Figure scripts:

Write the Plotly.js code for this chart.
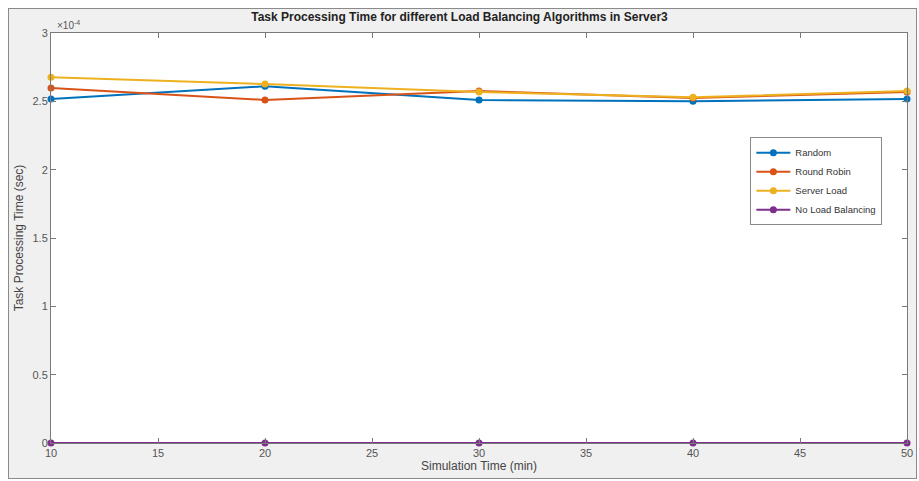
<!DOCTYPE html>
<html><head><meta charset="utf-8">
<script src="https://cdn.plot.ly/plotly-3.0.1.min.js"></script>
<style>
html,body{margin:0;padding:0;background:#fff;}
#frame{position:absolute;left:8px;top:8px;width:907px;height:469px;border:1px solid #8a8a8a;background:#f0f0f0;}
#chart{position:absolute;left:0;top:0;width:919px;height:481px;}
</style></head>
<body>
<div id="frame"></div>
<div id="chart"></div>
<script>
const simTime = [10, 20, 30, 40, 50];
const randomVals = [2.517e-4, 2.61e-4, 2.51e-4, 2.50e-4, 2.517e-4];
const roundRobinVals = [2.597e-4, 2.51e-4, 2.575e-4, 2.524e-4, 2.568e-4];
const serverLoadVals = [2.677e-4, 2.626e-4, 2.568e-4, 2.53e-4, 2.575e-4];
const noLBVals = [0, 0, 0, 0, 0];
const seriesNames = ['Random', 'Round Robin', 'Server Load', 'No Load Balancing'];
const yTickVals = [0, 0.5e-4, 1e-4, 1.5e-4, 2e-4, 2.5e-4, 3e-4];
const yTickText = ['0', '0.5', '1', '1.5', '2', '2.5', '3'];
const xTickVals = [10, 15, 20, 25, 30, 35, 40, 45, 50];

const colors = ['#0072BD', '#D95319', '#EDB120', '#7E2F8E'];
const allVals = [randomVals, roundRobinVals, serverLoadVals, noLBVals];
const traces = allVals.map((v, i) => ({
  x: simTime, y: v, name: seriesNames[i], type: 'scatter', mode: 'lines+markers',
  line: {color: colors[i], width: 2}, marker: {color: colors[i], size: 7, symbol: 'circle'},
  cliponaxis: false
}));

const axisCommon = {
  showgrid: false, zeroline: false, showline: true, linecolor: '#7a7a7a', linewidth: 1,
  mirror: 'ticks', ticks: 'inside', ticklen: 5, tickcolor: '#7a7a7a',
  tickfont: {family: 'Liberation Sans, Arial', size: 11, color: '#555'}
};

const layout = {
  width: 919, height: 481,
  paper_bgcolor: 'rgba(0,0,0,0)', plot_bgcolor: '#ffffff',
  margin: {l: 51, r: 12, t: 33, b: 38},
  title: {text: '<b>Task Processing Time for different Load Balancing Algorithms in Server3</b>',
    font: {family: 'Liberation Sans, Arial', size: 12, color: '#222'}, x: 0.5, xanchor: 'center', y: 0.965, yanchor: 'middle'},
  xaxis: Object.assign({}, axisCommon, {range: [10, 50], tickvals: xTickVals,
    title: {text: 'Simulation Time (min)', font: {family: 'Liberation Sans, Arial', size: 12, color: '#444'}, standoff: 2}}),
  yaxis: Object.assign({}, axisCommon, {range: [0, 3e-4], tickvals: yTickVals, ticktext: yTickText,
    title: {text: 'Task Processing Time (sec)', font: {family: 'Liberation Sans, Arial', size: 12, color: '#444'}, standoff: 6}}),
  legend: {x: 0.817, y: 0.746, xanchor: 'left', yanchor: 'top', bgcolor: '#fff', bordercolor: '#8a8a8a', borderwidth: 1,
    font: {family: 'Liberation Sans, Arial', size: 9.5, color: '#333'}, tracegroupgap: 0, itemwidth: 34},
  annotations: [{xref: 'paper', yref: 'paper', x: 0.005, y: 1.0, xanchor: 'left', yanchor: 'bottom', showarrow: false,
    text: '×10<sup>-4</sup>', font: {family: 'Liberation Sans, Arial', size: 10, color: '#555'}}],
  showlegend: true
};
Plotly.newPlot('chart', traces, layout, {displayModeBar: false});
</script>
</body></html>
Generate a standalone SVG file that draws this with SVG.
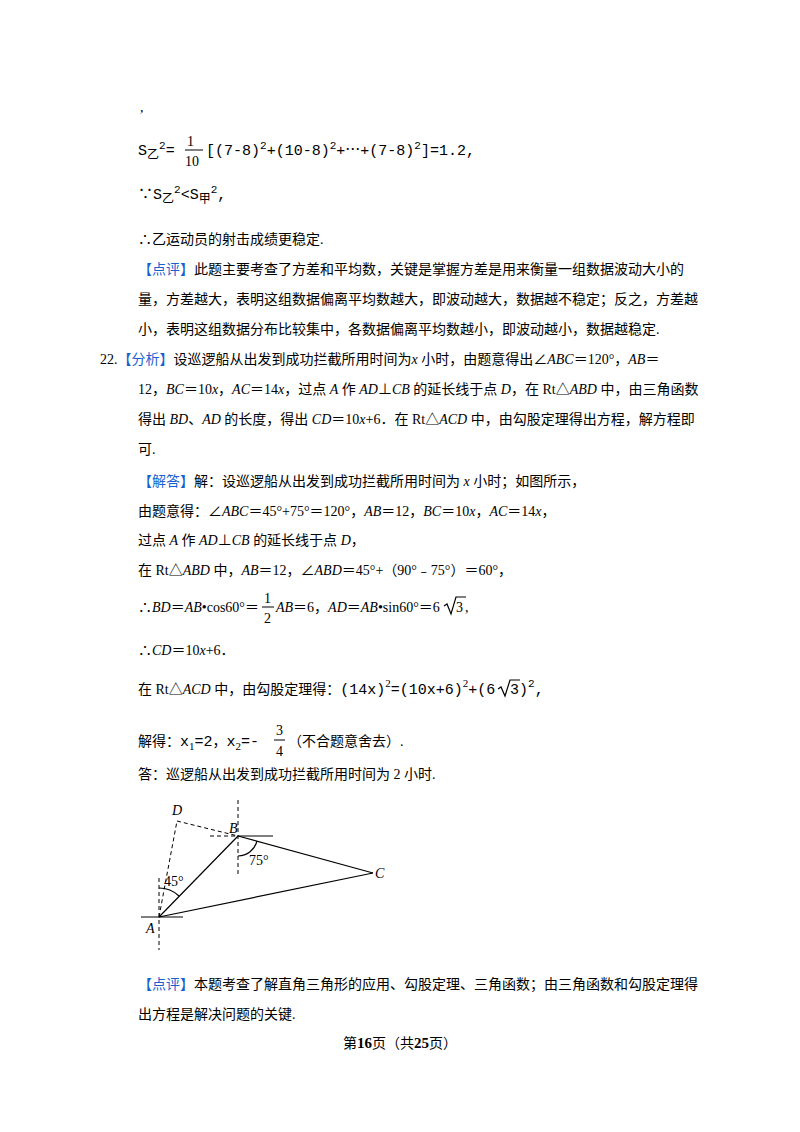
<svg xmlns="http://www.w3.org/2000/svg" width="800" height="1132" viewBox="0 0 800 1132">
<style>
text{font-family:"Liberation Serif","Noto Sans CJK SC",serif;font-size:14px;fill:#000}
.i{font-style:italic}
.b{fill:#1a5fd0}
.m{font-family:"Liberation Mono","Noto Sans CJK SC",monospace;font-size:15px}
.sup{font-size:11px}
.d{stroke:#000;stroke-width:1;stroke-dasharray:4,3;fill:none}
.s{stroke:#000;stroke-width:1.2;fill:none}
</style>
<rect width="800" height="1132" fill="#fff"/>
<text x="140" y="112">,</text>
<text x="138" y="155" class="m">S<tspan font-size="12" dy="4">乙</tspan><tspan class="sup" dy="-10">2</tspan><tspan dy="6">=</tspan></text>
<text x="187" y="146" font-size="15">1</text>
<line x1="185" y1="150" x2="203" y2="150" stroke="#000"/>
<text x="185" y="166" font-size="15">10</text>
<text x="206" y="155" class="m">[(7-8)<tspan class="sup" dy="-6">2</tspan><tspan dy="6">+(10-8)</tspan><tspan class="sup" dy="-6">2</tspan><tspan dy="6">+⋯+(7-8)</tspan><tspan class="sup" dy="-6">2</tspan><tspan dy="6">]=1.2,</tspan></text>
<text x="138" y="199" class="m">∵S<tspan font-size="12" dy="4">乙</tspan><tspan class="sup" dy="-10">2</tspan><tspan dy="6">&lt;S</tspan><tspan font-size="12" dy="4">甲</tspan><tspan class="sup" dy="-10">2</tspan><tspan dy="6">,</tspan></text>
<text x="138" y="244">∴乙运动员的射击成绩更稳定.</text>
<text x="138" y="274"><tspan class="b">【点评】</tspan>此题主要考查了方差和平均数，关键是掌握方差是用来衡量一组数据波动大小的</text>
<text x="138" y="304">量，方差越大，表明这组数据偏离平均数越大，即波动越大，数据越不稳定；反之，方差越</text>
<text x="138" y="334">小，表明这组数据分布比较集中，各数据偏离平均数越小，即波动越小，数据越稳定.</text>
<text x="100" y="364">22.<tspan class="b">【分析】</tspan>设巡逻船从出发到成功拦截所用时间为<tspan class="i">x</tspan> 小时，由题意得出∠<tspan class="i">ABC</tspan>＝120°，<tspan class="i">AB</tspan>＝</text>
<text x="138" y="394">12，<tspan class="i">BC</tspan>＝10<tspan class="i">x</tspan>，<tspan class="i">AC</tspan>＝14<tspan class="i">x</tspan>，过点 <tspan class="i">A</tspan> 作 <tspan class="i">AD</tspan>⊥<tspan class="i">CB</tspan> 的延长线于点 <tspan class="i">D</tspan>，在 Rt△<tspan class="i">ABD</tspan> 中，由三角函数</text>
<text x="138" y="424">得出 <tspan class="i">BD</tspan>、<tspan class="i">AD</tspan> 的长度，得出 <tspan class="i">CD</tspan>＝10<tspan class="i">x</tspan>+6．在 Rt△<tspan class="i">ACD</tspan> 中，由勾股定理得出方程，解方程即</text>
<text x="138" y="454">可.</text>
<text x="138" y="486"><tspan class="b">【解答】</tspan>解：设巡逻船从出发到成功拦截所用时间为 <tspan class="i">x</tspan> 小时；如图所示，</text>
<text x="138" y="516">由题意得：∠<tspan class="i">ABC</tspan>＝45°+75°＝120°，<tspan class="i">AB</tspan>＝12，<tspan class="i">BC</tspan>＝10<tspan class="i">x</tspan>，<tspan class="i">AC</tspan>＝14<tspan class="i">x</tspan>，</text>
<text x="138" y="545">过点 <tspan class="i">A</tspan> 作 <tspan class="i">AD</tspan>⊥<tspan class="i">CB</tspan> 的延长线于点 <tspan class="i">D</tspan>，</text>
<text x="138" y="575">在 Rt△<tspan class="i">ABD</tspan> 中，<tspan class="i">AB</tspan>＝12，∠<tspan class="i">ABD</tspan>＝45°+（90°﹣75°）＝60°，</text>
<text x="138" y="612">∴<tspan class="i">BD</tspan>＝<tspan class="i">AB</tspan>•cos60°＝</text>
<text x="264" y="603" font-size="15">1</text>
<line x1="262" y1="607" x2="274" y2="607" stroke="#000"/>
<text x="264" y="623" font-size="15">2</text>
<text x="276" y="612"><tspan class="i">AB</tspan>＝6，<tspan class="i">AD</tspan>＝<tspan class="i">AB</tspan>•sin60°＝6</text>
<path d="M444,606 l3,-2 l4,10 l5,-17 h10" class="s" stroke-width="1"/>
<text x="456" y="612">3</text>
<text x="465" y="612">,</text>
<text x="138" y="655">∴<tspan class="i">CD</tspan>＝10<tspan class="i">x</tspan>+6．</text>
<text x="138" y="694">在 Rt△<tspan class="i">ACD</tspan> 中，由勾股定理得：<tspan class="m">(14x)</tspan><tspan class="sup" dy="-7">2</tspan><tspan class="m" dy="7">=(10x+6)</tspan><tspan class="sup" dy="-7">2</tspan><tspan class="m" dy="7">+(6</tspan></text>
<path d="M498,689 l3,-2 l4,9 l5,-16 h10" class="s" stroke-width="1"/>
<text x="510" y="694" class="m">3)<tspan class="sup" dy="-7">2</tspan><tspan dy="7">,</tspan></text>
<text x="138" y="746">解得：<tspan class="m">x</tspan><tspan class="sup" dy="4">1</tspan><tspan class="m" dy="-4">=2</tspan>，<tspan class="m">x</tspan><tspan class="sup" dy="4">2</tspan><tspan class="m" dy="-4">=-</tspan></text>
<text x="276" y="735" font-size="15">3</text>
<line x1="274" y1="740" x2="285" y2="740" stroke="#000"/>
<text x="276" y="756" font-size="15">4</text>
<text x="288" y="746">（不合题意舍去）.</text>
<text x="138" y="779">答：巡逻船从出发到成功拦截所用时间为 2 小时.</text>
<g id="figure">
<line class="d" x1="159" y1="878" x2="159" y2="950"/>
<line class="s" x1="141" y1="917" x2="183" y2="917"/>
<line class="d" x1="238" y1="800" x2="238" y2="875"/>
<line class="d" x1="210" y1="836" x2="238" y2="836"/>
<line class="s" x1="238" y1="836" x2="273" y2="836"/>
<line class="d" x1="159" y1="917" x2="177" y2="821"/>
<line class="d" x1="177" y1="821" x2="238" y2="836"/>
<line class="s" x1="159" y1="917" x2="238" y2="836"/>
<line class="s" x1="238" y1="836" x2="373" y2="873"/>
<line class="s" x1="159" y1="917" x2="373" y2="873"/>
<path class="s" d="M159,888 A29,29 0 0 1 179,896"/>
<path class="s" d="M238,856 A20,20 0 0 0 257,841"/>
<text x="164" y="886" font-size="13">45°</text>
<text x="249" y="865" font-size="13">75°</text>
<text x="172" y="815" class="i">D</text>
<text x="229" y="833" class="i">B</text>
<text x="375" y="878" class="i">C</text>
<text x="146" y="933" class="i">A</text>
</g>
<text x="138" y="989"><tspan class="b">【点评】</tspan>本题考查了解直角三角形的应用、勾股定理、三角函数；由三角函数和勾股定理得</text>
<text x="138" y="1019">出方程是解决问题的关键.</text>
<text x="400" y="1048" text-anchor="middle" font-size="13">第<tspan font-weight="bold" font-size="15">16</tspan>页（共<tspan font-weight="bold" font-size="15">25</tspan>页）</text>
</svg>
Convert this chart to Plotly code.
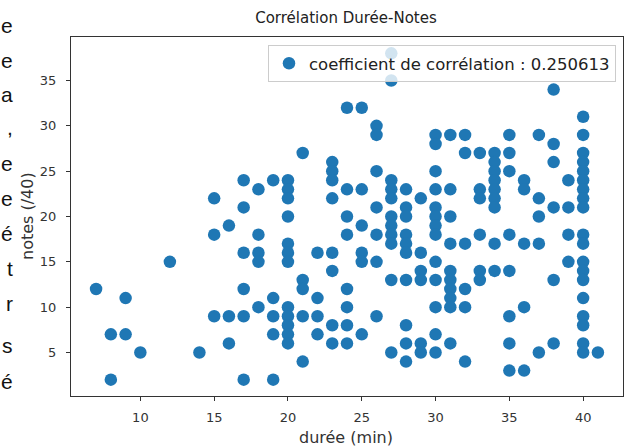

SHORT PROBLEM:
Count every line in the data that contains the word "chart", then give that count and nothing else.

RESPONSE TO THE TASK:
5